Through M. Evelina Galang, a University of Miami creative writing professor and VONA board member, the foundation secured a home for its mission to provide a safe space for writers of color to develop their ideas and for workshops in fiction, poetry, memoir, political content, LGBTQ narrative and playwriting.
“It is hard to express the importance of artists of color to our understanding of the world,” Díaz said. “It is just impossible to overestimate how fundamental the contributions of artists of color are to our humanity.”
The foundation brings together a staff of successful artists of color from around the nation to teach ambitious writers of color how to make their voices heard in an oppressive environment.
“A lot of the students lose the defensiveness they have built up when they are in a white space,” said Staceyann Chin, a poet and one of the professors at VONA. “We begin by saying the center of the narrative is not whiteness; the center of the narrative is wherever you begin … Here you are less defensive of that identity, so it opens up the space for you to write an authentic truth that may be even more universal than when you tried to shield yourself from the gaze of whiteness.”
While a casual observer may believe authorship has been moving toward equality, this year’s New York Times summer reading list did not feature a single work written by an author of color, according to VONA’s founders. This oversight only hints at the underlying issues artists of color face every day they choose to create, they said.
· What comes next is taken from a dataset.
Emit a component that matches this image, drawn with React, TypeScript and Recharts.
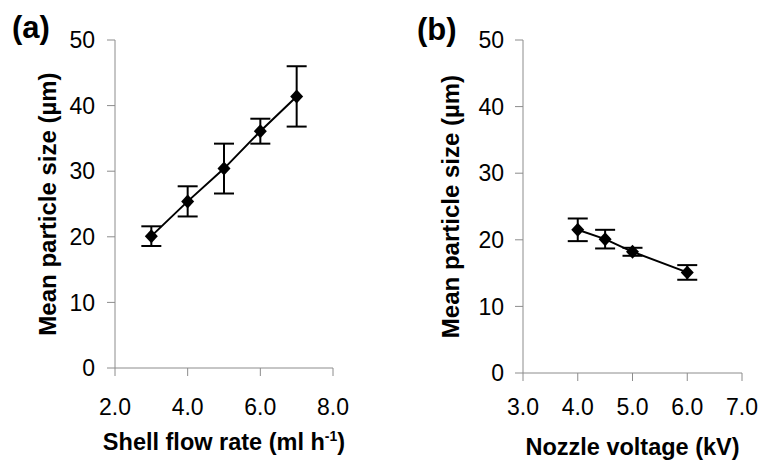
import { LineChart, Line, XAxis, YAxis, ErrorBar, Label } from "recharts";

const FONT = "'Liberation Sans', Arial, sans-serif";

// (a) shell flow rate
const flowRate = [3, 4, 5, 6, 7];
const flowSize = [20.1, 25.4, 30.4, 36.1, 41.4];
const flowErr = [1.5, 2.3, 3.8, 1.9, 4.6];
const flowTicks = [2, 4, 6, 8];

// (b) nozzle voltage
const voltage = [4.0, 4.5, 5.0, 6.0];
const voltSize = [21.5, 20.1, 18.2, 15.1];
const voltErr = [1.7, 1.4, 0.6, 1.1];
const voltTicks = [3, 4, 5, 6, 7];

const sizeTicks = [0, 10, 20, 30, 40, 50];

const flowData = flowRate.map((x, i) => ({ x, y: flowSize[i], err: flowErr[i] }));
const voltData = voltage.map((x, i) => ({ x, y: voltSize[i], err: voltErr[i] }));

const AXIS = "#8c8c8c";

function Diamond(props: any) {
  const { cx, cy, index } = props;
  if (cx == null || cy == null) return null;
  return (
    <path
      key={`d-${index}`}
      d={`M${cx},${cy - 7}L${cx + 6.5},${cy}L${cx},${cy + 7}L${cx - 6.5},${cy}Z`}
      fill="#000"
    />
  );
}

function XTitle({ viewBox, text, sup }: any) {
  const cx = viewBox.x + viewBox.width / 2;
  return (
    <text
      x={cx}
      y={viewBox.y + 82}
      textAnchor="middle"
      fontFamily={FONT}
      fontWeight="bold"
      fontSize={23.5}
      fill="#000"
    >
      {text}
      {sup && (
        <>
          <tspan dy={-9} fontSize={14}>{sup}</tspan>
          <tspan dy={9}>)</tspan>
        </>
      )}
    </text>
  );
}

function Panel({
  data,
  ticks,
  domain,
  margin,
  xMargin,
  yMargin,
  titleOffset,
  xText,
  xSup,
}: any) {
  return (
    <LineChart width={margin.w} height={464} data={data} margin={margin.m}>
      <XAxis
        type="number"
        dataKey="x"
        domain={domain}
        ticks={ticks}
        tickFormatter={(v: number) => v.toFixed(1)}
        height={60}
        tickSize={8}
        tickMargin={xMargin}
        axisLine={{ stroke: AXIS }}
        tickLine={{ stroke: AXIS }}
        tick={{ fill: "#000", fontSize: 23, fontFamily: FONT }}
      >
        <Label content={(p: any) => <XTitle viewBox={p.viewBox} text={xText} sup={xSup} />} />
      </XAxis>
      <YAxis
        type="number"
        domain={[0, 50]}
        ticks={sizeTicks}
        width={70}
        tickSize={8}
        tickMargin={yMargin}
        axisLine={{ stroke: AXIS }}
        tickLine={{ stroke: AXIS }}
        tick={{ fill: "#000", fontSize: 23, fontFamily: FONT }}
      >
        <Label
          value="Mean particle size (µm)"
          angle={-90}
          position="insideLeft"
          offset={titleOffset}
          style={{ textAnchor: "middle", fontFamily: FONT, fontWeight: "bold", fontSize: 24, fill: "#000" }}
        />
      </YAxis>
      <Line
        dataKey="y"
        stroke="#000"
        strokeWidth={2}
        dot={Diamond}
        activeDot={false}
        isAnimationActive={false}
      >
        <ErrorBar dataKey="err" direction="y" width={10} stroke="#000" strokeWidth={2} />
      </Line>
    </LineChart>
  );
}

export default function App() {
  return (
    <div style={{ position: "absolute", left: 0, top: 0, width: 762, height: 464, background: "#fff" }}>
      <div style={{ position: "absolute", left: 0, top: 0 }}>
        <Panel
          data={flowData}
          ticks={flowTicks}
          domain={[2, 8]}
          margin={{ w: 380, m: { top: 40, right: 47, bottom: 36, left: 45 } }}
          xMargin={23}
          yMargin={12}
          titleOffset={2}
          xText="Shell flow rate (ml h"
          xSup="-1"
        />
      </div>
      <div style={{ position: "absolute", left: 380, top: 0 }}>
        <Panel
          data={voltData}
          ticks={voltTicks}
          domain={[3, 7]}
          margin={{ w: 382, m: { top: 40, right: 20, bottom: 31, left: 73 } }}
          xMargin={18}
          yMargin={11}
          titleOffset={-3}
          xText="Nozzle voltage (kV)"
        />
      </div>
      <div
        style={{
          position: "absolute",
          left: 12,
          top: 12,
          fontFamily: FONT,
          fontWeight: "bold",
          fontSize: 31,
          lineHeight: 1,
        }}
      >
        (a)
      </div>
      <div
        style={{
          position: "absolute",
          left: 417,
          top: 14,
          fontFamily: FONT,
          fontWeight: "bold",
          fontSize: 31,
          lineHeight: 1,
        }}
      >
        (b)
      </div>
    </div>
  );
}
“When my first book came out, people would say, ‘It’s so nice to have a book about Arabs that aren’t terrorists,’” said Elmaz Abinader, one of the founders of VONA. “That’s the kind of atmosphere we are living in, and it’s only getting narrower.”
Despite a successful career as an author, Díaz echoes these thoughts. For every popular writer of color like him or Abinader, countless others struggle in a system ignoring their existence, he said.
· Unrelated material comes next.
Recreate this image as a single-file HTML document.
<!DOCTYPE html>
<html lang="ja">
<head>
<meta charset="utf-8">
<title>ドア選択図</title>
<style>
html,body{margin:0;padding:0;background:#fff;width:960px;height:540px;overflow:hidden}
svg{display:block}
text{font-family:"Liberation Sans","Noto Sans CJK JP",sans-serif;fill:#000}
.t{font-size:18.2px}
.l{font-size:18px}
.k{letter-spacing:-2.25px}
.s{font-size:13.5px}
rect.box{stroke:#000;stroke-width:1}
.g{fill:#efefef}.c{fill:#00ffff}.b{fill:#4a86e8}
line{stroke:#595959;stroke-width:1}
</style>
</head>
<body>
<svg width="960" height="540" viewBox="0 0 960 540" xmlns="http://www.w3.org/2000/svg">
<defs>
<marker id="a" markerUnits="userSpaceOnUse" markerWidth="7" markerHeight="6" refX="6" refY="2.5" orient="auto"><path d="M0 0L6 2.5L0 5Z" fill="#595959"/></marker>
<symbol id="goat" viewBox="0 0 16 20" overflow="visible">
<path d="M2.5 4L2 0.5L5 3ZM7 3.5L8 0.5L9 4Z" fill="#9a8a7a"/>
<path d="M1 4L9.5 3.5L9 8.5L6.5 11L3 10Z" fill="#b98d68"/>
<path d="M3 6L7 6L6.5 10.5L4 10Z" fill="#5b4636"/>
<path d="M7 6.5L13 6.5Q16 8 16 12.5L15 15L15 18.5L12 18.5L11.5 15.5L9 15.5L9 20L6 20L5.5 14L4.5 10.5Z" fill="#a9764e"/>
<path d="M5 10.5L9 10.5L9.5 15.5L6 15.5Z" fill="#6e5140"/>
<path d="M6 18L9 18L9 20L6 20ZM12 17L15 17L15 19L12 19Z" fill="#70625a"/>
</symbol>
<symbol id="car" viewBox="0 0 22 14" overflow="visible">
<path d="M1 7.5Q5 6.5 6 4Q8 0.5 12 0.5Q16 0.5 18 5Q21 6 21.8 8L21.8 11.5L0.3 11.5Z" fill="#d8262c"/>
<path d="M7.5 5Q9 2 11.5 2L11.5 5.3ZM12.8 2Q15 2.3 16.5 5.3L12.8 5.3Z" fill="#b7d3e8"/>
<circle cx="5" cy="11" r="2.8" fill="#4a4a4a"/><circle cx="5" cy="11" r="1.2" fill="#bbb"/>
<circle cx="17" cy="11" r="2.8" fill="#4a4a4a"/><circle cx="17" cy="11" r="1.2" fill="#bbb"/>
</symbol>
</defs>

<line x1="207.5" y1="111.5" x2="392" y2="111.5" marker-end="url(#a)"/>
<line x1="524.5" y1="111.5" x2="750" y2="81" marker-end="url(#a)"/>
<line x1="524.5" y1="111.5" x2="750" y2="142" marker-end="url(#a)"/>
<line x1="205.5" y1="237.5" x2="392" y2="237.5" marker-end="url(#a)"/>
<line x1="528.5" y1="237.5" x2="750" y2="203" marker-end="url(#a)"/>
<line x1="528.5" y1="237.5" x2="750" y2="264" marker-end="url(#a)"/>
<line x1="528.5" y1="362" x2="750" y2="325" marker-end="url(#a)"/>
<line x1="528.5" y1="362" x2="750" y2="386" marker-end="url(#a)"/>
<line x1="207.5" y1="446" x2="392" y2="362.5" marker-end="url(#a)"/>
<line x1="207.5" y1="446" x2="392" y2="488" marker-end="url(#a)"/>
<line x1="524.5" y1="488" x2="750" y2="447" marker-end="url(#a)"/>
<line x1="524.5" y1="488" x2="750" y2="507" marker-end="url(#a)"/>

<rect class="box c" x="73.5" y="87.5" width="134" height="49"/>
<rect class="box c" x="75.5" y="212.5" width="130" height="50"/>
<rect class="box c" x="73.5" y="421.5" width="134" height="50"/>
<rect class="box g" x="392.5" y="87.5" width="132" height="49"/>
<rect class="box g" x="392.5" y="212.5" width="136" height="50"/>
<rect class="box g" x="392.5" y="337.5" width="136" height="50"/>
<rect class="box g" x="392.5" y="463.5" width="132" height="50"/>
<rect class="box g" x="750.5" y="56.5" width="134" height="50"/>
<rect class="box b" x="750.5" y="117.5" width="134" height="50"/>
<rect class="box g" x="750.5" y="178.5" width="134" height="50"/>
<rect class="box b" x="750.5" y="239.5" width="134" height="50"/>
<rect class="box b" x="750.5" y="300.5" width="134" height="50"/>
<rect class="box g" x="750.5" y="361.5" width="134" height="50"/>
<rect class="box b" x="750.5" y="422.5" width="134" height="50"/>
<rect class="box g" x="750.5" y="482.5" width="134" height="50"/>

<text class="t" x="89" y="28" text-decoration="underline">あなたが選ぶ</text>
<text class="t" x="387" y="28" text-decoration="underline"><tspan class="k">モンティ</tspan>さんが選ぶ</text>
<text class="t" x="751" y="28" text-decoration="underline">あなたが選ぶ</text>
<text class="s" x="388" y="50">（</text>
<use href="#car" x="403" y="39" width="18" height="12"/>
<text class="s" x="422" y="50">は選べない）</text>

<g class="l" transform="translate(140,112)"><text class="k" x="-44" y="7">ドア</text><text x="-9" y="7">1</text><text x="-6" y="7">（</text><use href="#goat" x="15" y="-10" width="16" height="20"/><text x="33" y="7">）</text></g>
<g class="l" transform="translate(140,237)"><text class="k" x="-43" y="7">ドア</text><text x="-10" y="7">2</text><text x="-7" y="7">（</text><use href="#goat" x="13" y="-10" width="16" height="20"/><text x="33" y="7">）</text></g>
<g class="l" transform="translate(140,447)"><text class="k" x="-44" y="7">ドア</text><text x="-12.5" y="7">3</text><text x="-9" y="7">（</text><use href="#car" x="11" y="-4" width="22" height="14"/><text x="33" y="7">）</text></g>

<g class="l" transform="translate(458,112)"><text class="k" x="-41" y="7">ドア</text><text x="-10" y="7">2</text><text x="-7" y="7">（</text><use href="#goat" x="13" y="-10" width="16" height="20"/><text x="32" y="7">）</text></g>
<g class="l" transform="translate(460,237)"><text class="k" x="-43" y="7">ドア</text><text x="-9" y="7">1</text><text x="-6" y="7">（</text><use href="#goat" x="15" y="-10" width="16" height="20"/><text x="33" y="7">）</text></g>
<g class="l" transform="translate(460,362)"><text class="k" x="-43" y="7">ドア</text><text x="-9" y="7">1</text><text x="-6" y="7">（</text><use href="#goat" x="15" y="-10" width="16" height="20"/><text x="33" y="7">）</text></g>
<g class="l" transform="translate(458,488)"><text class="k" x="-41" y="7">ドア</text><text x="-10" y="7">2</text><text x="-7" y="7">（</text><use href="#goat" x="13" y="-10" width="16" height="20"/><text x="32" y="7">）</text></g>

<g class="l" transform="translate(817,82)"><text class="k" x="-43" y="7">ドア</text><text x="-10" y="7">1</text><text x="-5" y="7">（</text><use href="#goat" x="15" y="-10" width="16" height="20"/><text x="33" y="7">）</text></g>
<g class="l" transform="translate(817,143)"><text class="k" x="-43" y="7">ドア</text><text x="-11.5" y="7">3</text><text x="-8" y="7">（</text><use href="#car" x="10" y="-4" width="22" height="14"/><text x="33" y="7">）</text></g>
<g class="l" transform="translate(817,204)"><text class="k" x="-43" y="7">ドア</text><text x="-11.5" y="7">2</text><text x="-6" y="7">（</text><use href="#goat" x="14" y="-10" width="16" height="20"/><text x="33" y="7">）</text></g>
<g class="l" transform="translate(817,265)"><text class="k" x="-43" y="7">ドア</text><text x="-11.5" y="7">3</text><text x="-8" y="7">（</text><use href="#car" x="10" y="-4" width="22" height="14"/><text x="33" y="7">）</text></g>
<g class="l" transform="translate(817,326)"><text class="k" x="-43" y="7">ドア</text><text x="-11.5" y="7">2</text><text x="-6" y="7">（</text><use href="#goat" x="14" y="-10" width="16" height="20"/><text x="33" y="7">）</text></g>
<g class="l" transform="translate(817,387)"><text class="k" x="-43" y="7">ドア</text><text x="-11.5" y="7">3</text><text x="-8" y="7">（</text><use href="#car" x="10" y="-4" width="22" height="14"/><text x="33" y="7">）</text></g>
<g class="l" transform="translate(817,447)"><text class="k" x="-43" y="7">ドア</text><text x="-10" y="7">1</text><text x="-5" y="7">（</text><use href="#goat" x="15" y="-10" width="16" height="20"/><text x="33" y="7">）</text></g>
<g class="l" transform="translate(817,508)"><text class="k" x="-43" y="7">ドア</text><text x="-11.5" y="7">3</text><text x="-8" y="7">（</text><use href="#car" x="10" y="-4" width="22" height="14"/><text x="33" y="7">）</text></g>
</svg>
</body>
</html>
“As a nation, our inability to recognize the overwhelming unfair advantage we give to whiteness is problematic on so many levels,” Díaz said. “The nature about artists, I would say, is that they are closer to being the kind of people who confront these kinds of hegemonies. Artists are often pulling the veil from the world, saying what is not normally said, being truthful when we have been raised by lying … I certainly think it’s almost impossible for a someone, especially a young person, living in this country right now not to feel like the status quo is political and f—– up.”
VONA seeks to help solve these concerns by providing a safe haven for minority voices to develop into informed perspectives. These additional, diverse views will lead to a more holistic representation in the arts and media, according to Chin.
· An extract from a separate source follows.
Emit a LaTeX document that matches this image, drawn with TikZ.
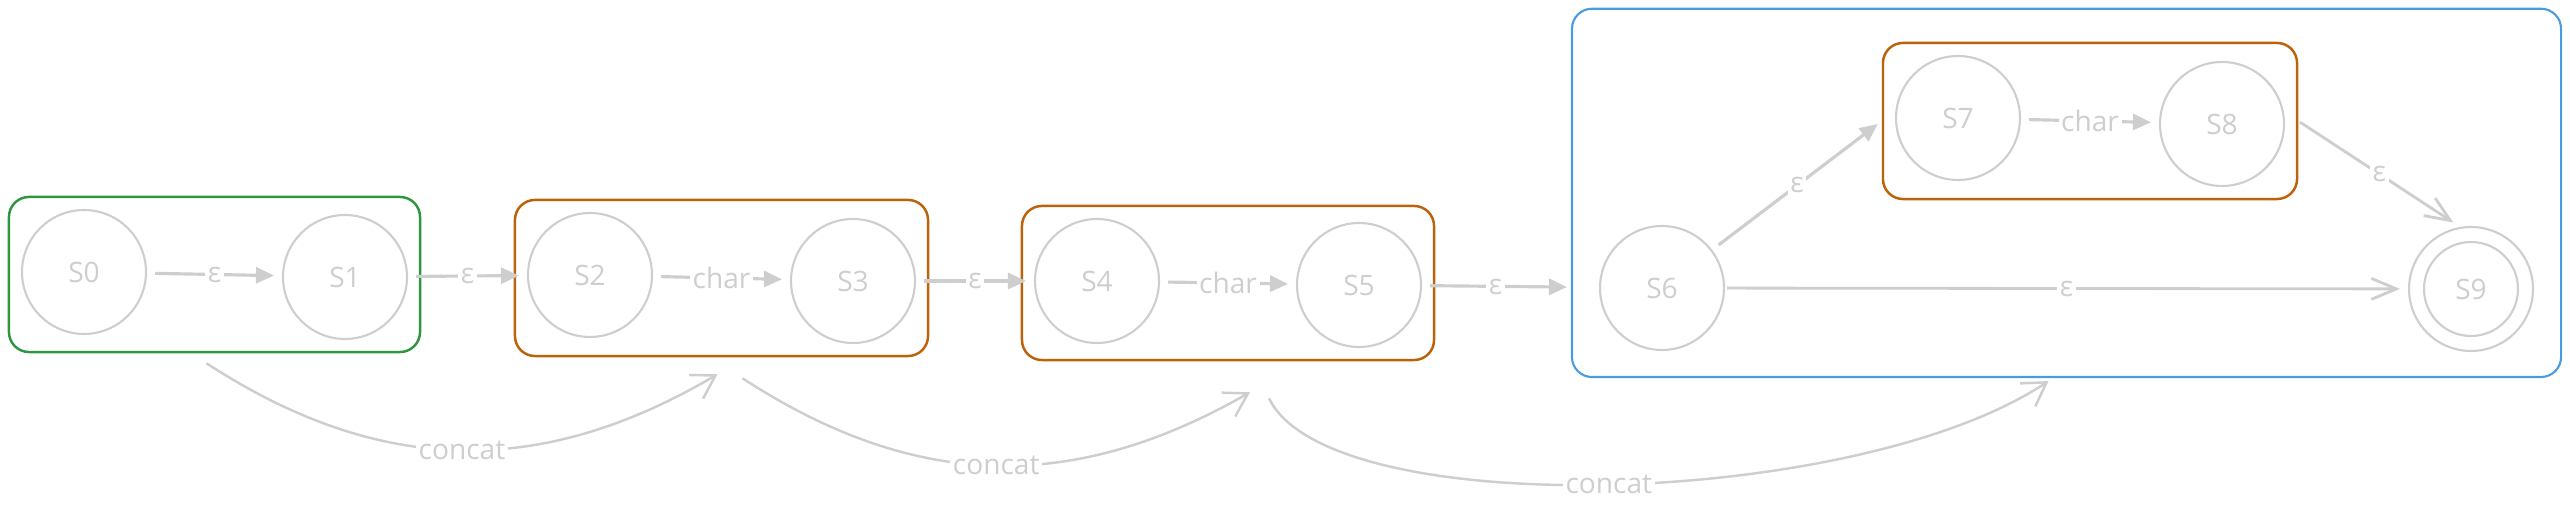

“I was a young lesbian, a young immigrant, a young black woman, a young person who did not quite fit in,” Chin said. “I think having a place that affirmed who you are, and said nothing is wrong with who you are … If I had that space, something like VONA, I would have been less scared, less alone. I would have made better connections … This can only help to create a better canon, a more inclusive canon, a canon that reflects humanity rather than one stroke of the human brush.”
In addition to the two weeks of intensive workshops, the VONA staff will hold two reading events featuring the professional staff. The first will occur Thursday, June 25, at Coral Gables Congregational Church. The next readings will take place on July 2 at Books and Books in Coral Gables.